*GIVEN REQUEST*. Gather from the material every line that contains the string "this".

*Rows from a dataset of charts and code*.
----------------------------------------

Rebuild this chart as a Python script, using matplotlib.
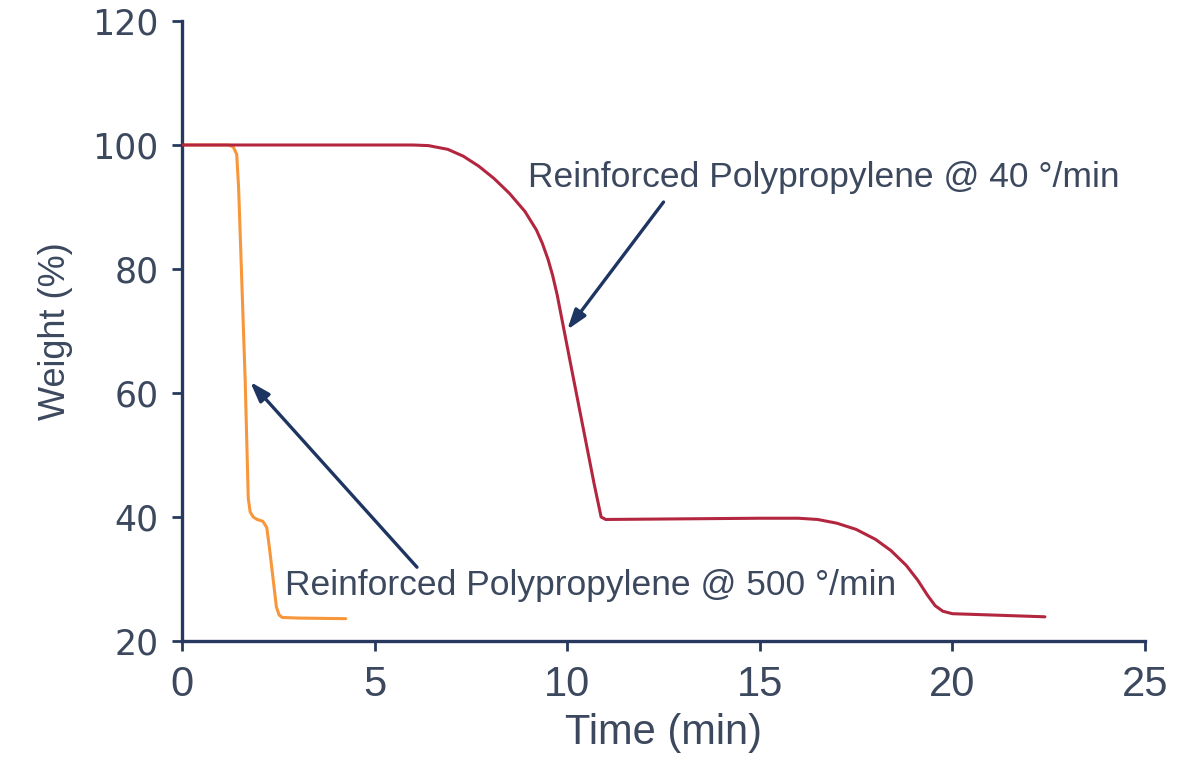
import matplotlib
matplotlib.use("Agg")
import matplotlib.pyplot as plt

# TGA curves: time (min) vs remaining weight (%)
time_40 = [0.0, 6.0, 6.4, 6.9, 7.3, 7.7, 8.1, 8.5, 8.9, 9.2, 9.35, 9.5, 9.62, 9.74,
           10.1, 10.4, 10.7, 10.88, 11.0, 13.0, 15.0, 16.0, 16.5, 17.0, 17.5, 18.0,
           18.4, 18.8, 19.1, 19.35, 19.55, 19.75, 20.0, 20.5, 22.4]
weight_40 = [100.0, 100.0, 99.9, 99.3, 98.2, 96.6, 94.6, 92.2, 89.3, 86.3, 84.2, 81.6,
             79.0, 75.8, 64.3, 54.8, 45.3, 40.0, 39.6, 39.7, 39.8, 39.8, 39.6, 39.0,
             38.0, 36.4, 34.6, 32.2, 29.8, 27.4, 25.7, 24.8, 24.4, 24.3, 23.9]

time_500 = [0.0, 1.2, 1.33, 1.42, 1.47, 1.64, 1.72, 1.77, 1.85, 1.95, 2.1, 2.2, 2.27,
            2.45, 2.52, 2.6, 3.0, 4.25]
weight_500 = [100.0, 100.0, 99.7, 98.5, 93.0, 62.0, 43.0, 40.8, 40.0, 39.6, 39.3, 38.3,
              35.0, 25.5, 24.2, 23.8, 23.7, 23.6]

label_40 = "Reinforced Polypropylene @ 40 °/min"
label_500 = "Reinforced Polypropylene @ 500 °/min"

x_ticks = [0, 5, 10, 15, 20, 25]
y_ticks = [20, 40, 60, 80, 100, 120]

navy = "#27395e"
text_col = "#3b485e"
red = "#b3263f"
orange = "#f7963a"
arrow_col = "#1e3461"

sans = ["Liberation Sans", "DejaVu Sans"]
narrow = ["Liberation Sans Narrow", "Liberation Sans", "DejaVu Sans"]

fig = plt.figure(figsize=(11.99, 7.61), dpi=100)
ax = fig.add_axes([0.1518, 0.1577, 0.8032, 0.8147])

ax.plot(time_500, weight_500, color=orange, lw=2.2, solid_joinstyle="round",
        solid_capstyle="round", zorder=2)
ax.plot(time_40, weight_40, color=red, lw=2.2, solid_joinstyle="round",
        solid_capstyle="round", zorder=3)

ax.set_xlim(0, 25)
ax.set_ylim(20, 120)
ax.set_xticks(x_ticks)
ax.set_yticks(y_ticks)

for side in ("top", "right"):
    ax.spines[side].set_visible(False)
for side in ("left", "bottom"):
    ax.spines[side].set_color(navy)
    ax.spines[side].set_linewidth(2.4)

ax.tick_params(axis="both", colors=navy, width=2.0, length=7, direction="out")
ax.tick_params(axis="y", pad=10)
ax.tick_params(axis="x", pad=10)

for lbl in ax.get_yticklabels():
    lbl.set_family("DejaVu Sans")
    lbl.set_fontsize(25)
    lbl.set_color(text_col)
for lbl in ax.get_xticklabels():
    lbl.set_family(sans)
    lbl.set_fontsize(30)
    lbl.set_color(text_col)

ax.set_xlabel("Time (min)", fontsize=30, family=sans, color=text_col, labelpad=6)
ax.set_ylabel("Weight (%)", fontsize=26, family=narrow, color=text_col, labelpad=14)

# annotations
ax.text(8.99, 94.7, label_40, fontsize=25.5, family=sans, color=text_col,
        ha="left", va="center")
ax.text(2.68, 28.9, label_500, fontsize=25.5, family=sans, color=text_col,
        ha="left", va="center")

arrow_kw = dict(arrowstyle="-|>,head_length=1.2,head_width=0.4",
                color=arrow_col, lw=2.4, shrinkA=0, shrinkB=0)
ax.annotate("", xy=(10.0, 70.2), xytext=(12.5, 90.8), arrowprops=arrow_kw)
ax.annotate("", xy=(1.77, 61.8), xytext=(6.1, 31.9), arrowprops=arrow_kw)

fig.savefig("out.png", dpi=100, facecolor="white")
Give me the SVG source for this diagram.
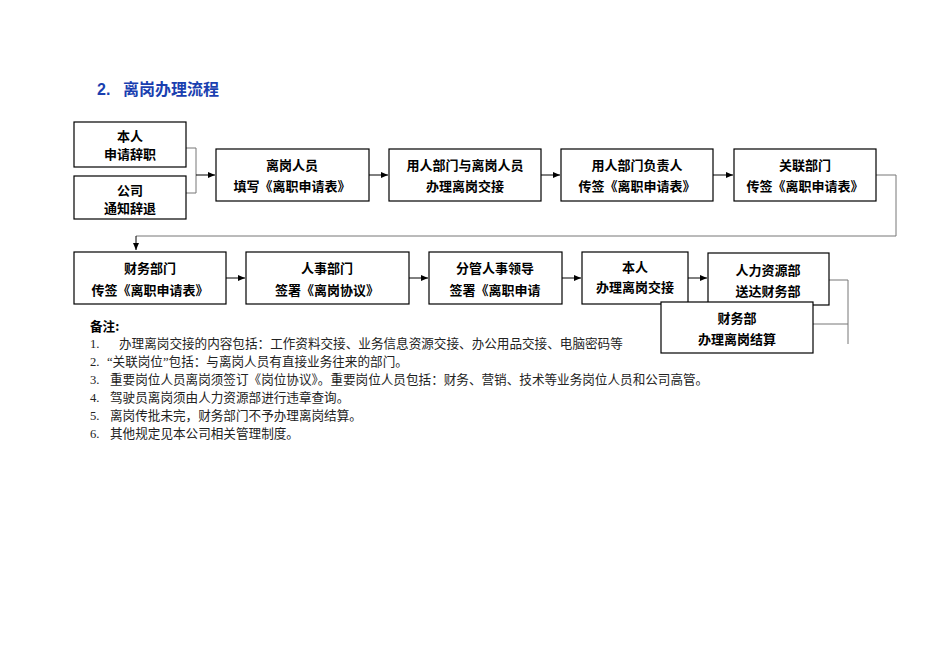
<svg xmlns="http://www.w3.org/2000/svg" width="950" height="672" viewBox="0 0 950 672">
<style>
.b{fill:#fff;stroke:#000;stroke-width:1.2}
.t{font-family:"Liberation Sans","Noto Sans CJK SC",sans-serif;font-size:13px;font-weight:bold;text-anchor:middle;fill:#000}
.n{font-family:"Liberation Serif","Noto Sans CJK SC",serif;font-size:12.6px;fill:#222}
.l{fill:none;stroke:#000;stroke-width:1}
.g{fill:none;stroke:#777;stroke-width:1}
.h{font-family:"Liberation Sans","Noto Sans CJK SC",sans-serif;font-size:16px;font-weight:bold;fill:#1a3fb0}
</style>
<defs><marker id="a" markerWidth="8" markerHeight="8" refX="7" refY="4" orient="auto" markerUnits="userSpaceOnUse"><path d="M0,1 L7,4 L0,7z" fill="#000"/></marker></defs>
<rect width="950" height="672" fill="#fff"/>
<text x="97" y="95" class="h">2.</text><text x="123" y="95" class="h">离岗办理流程</text>
<g id="notes">
<text x="90" y="331" class="n" style="font-weight:bold;font-family:'Noto Sans CJK SC',sans-serif;fill:#000">备注:</text>
<text x="90" y="348" class="n">1.</text><text x="119" y="348" class="n">办理离岗交接的内容包括：工作资料交接、业务信息资源交接、办公用品交接、电脑密码等</text>
<text x="90" y="366" class="n">2.</text><text x="107" y="366" class="n">“关联岗位”包括：与离岗人员有直接业务往来的部门。</text>
<text x="90" y="384" class="n">3.</text><text x="110" y="384" class="n">重要岗位人员离岗须签订《岗位协议》。重要岗位人员包括：财务、营销、技术等业务岗位人员和公司高管。</text>
<text x="90" y="402" class="n">4.</text><text x="110" y="402" class="n">驾驶员离岗须由人力资源部进行违章查询。</text>
<text x="90" y="420" class="n">5.</text><text x="110" y="420" class="n">离岗传批未完，财务部门不予办理离岗结算。</text>
<text x="90" y="438" class="n">6.</text><text x="110" y="438" class="n">其他规定见本公司相关管理制度。</text>
</g>
<g id="connectors">
<path class="g" d="M186,148 H196 V193 H186"/>
<path class="l" d="M196,175 H215" marker-end="url(#a)"/>
<path class="l" d="M369,175 H388" marker-end="url(#a)"/>
<path class="l" d="M541,175 H560" marker-end="url(#a)"/>
<path class="l" d="M713,175 H733" marker-end="url(#a)"/>
<path class="g" d="M876,175 H896 V236 H136"/>
<path class="l" d="M136,236 V250" marker-end="url(#a)"/>
<path class="l" d="M226,278 H245" marker-end="url(#a)"/>
<path class="l" d="M409,278 H428" marker-end="url(#a)"/>
<path class="l" d="M562,278 H581" marker-end="url(#a)"/>
<path class="l" d="M688,278 H707" marker-end="url(#a)"/>
<path class="g" d="M829,280 H848 V344 M813,324 H848"/>
</g>
<g id="n1"><rect class="b" x="74" y="122" width="112" height="45"/><text class="t" x="130" y="141">本人</text><text class="t" x="130" y="159">申请辞职</text></g>
<g id="n2"><rect class="b" x="74" y="176" width="112" height="43"/><text class="t" x="130" y="195">公司</text><text class="t" x="130" y="213">通知辞退</text></g>
<g id="n3"><rect class="b" x="216" y="149" width="153" height="52"/><text class="t" x="292" y="170">离岗人员</text><text class="t" x="292" y="191">填写《离职申请表》</text></g>
<g id="n4"><rect class="b" x="389" y="149" width="152" height="52"/><text class="t" x="465" y="170">用人部门与离岗人员</text><text class="t" x="465" y="191">办理离岗交接</text></g>
<g id="n5"><rect class="b" x="561" y="149" width="152" height="52"/><text class="t" x="637" y="170">用人部门负责人</text><text class="t" x="637" y="191">传签《离职申请表》</text></g>
<g id="n6"><rect class="b" x="734" y="149" width="142" height="52"/><text class="t" x="805" y="170">关联部门</text><text class="t" x="805" y="191">传签《离职申请表》</text></g>
<g id="n7"><rect class="b" x="74" y="252" width="152" height="52"/><text class="t" x="150" y="273">财务部门</text><text class="t" x="150" y="295">传签《离职申请表》</text></g>
<g id="n8"><rect class="b" x="246" y="252" width="163" height="52"/><text class="t" x="327" y="273">人事部门</text><text class="t" x="327" y="295">签署《离岗协议》</text></g>
<g id="n9"><rect class="b" x="429" y="252" width="133" height="52"/><text class="t" x="495" y="273">分管人事领导</text><text class="t" x="495" y="295">签署《离职申请</text></g>
<g id="n10"><rect class="b" x="582" y="252" width="106" height="52"/><text class="t" x="635" y="272">本人</text><text class="t" x="635" y="292">办理离岗交接</text></g>
<g id="n11"><rect class="b" x="708" y="253" width="121" height="52"/><text class="t" x="768" y="275">人力资源部</text><text class="t" x="768" y="296">送达财务部</text></g>
<g id="n12"><rect class="b" x="661" y="302" width="152" height="51"/><text class="t" x="737" y="323">财务部</text><text class="t" x="737" y="344">办理离岗结算</text></g>
</svg>
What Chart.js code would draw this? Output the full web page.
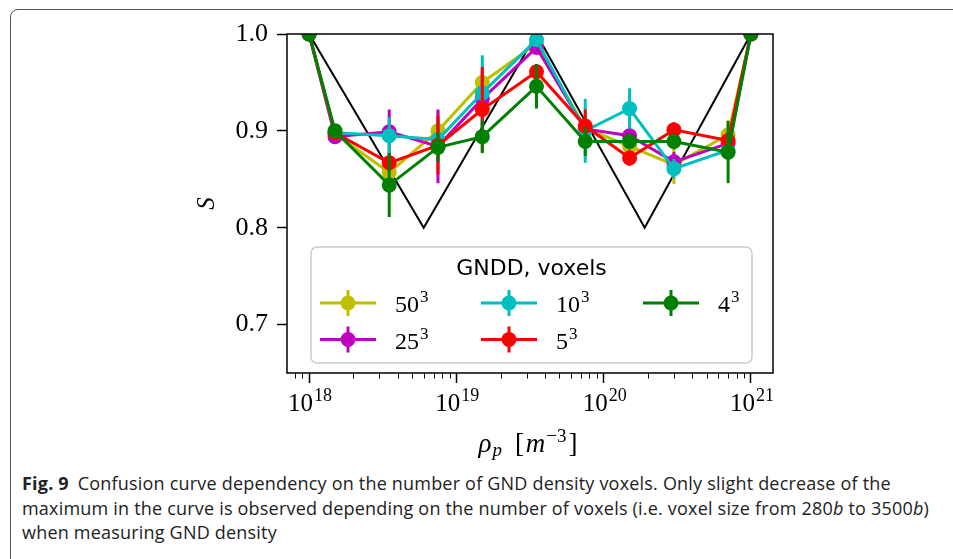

----------------------------------------

*ANSWER TO THE EXERCISE*.
Rebuild this chart as a Python script, using matplotlib.
Give me the SVG source for this diagram.
What Chart.js code would draw this? Output the full web page.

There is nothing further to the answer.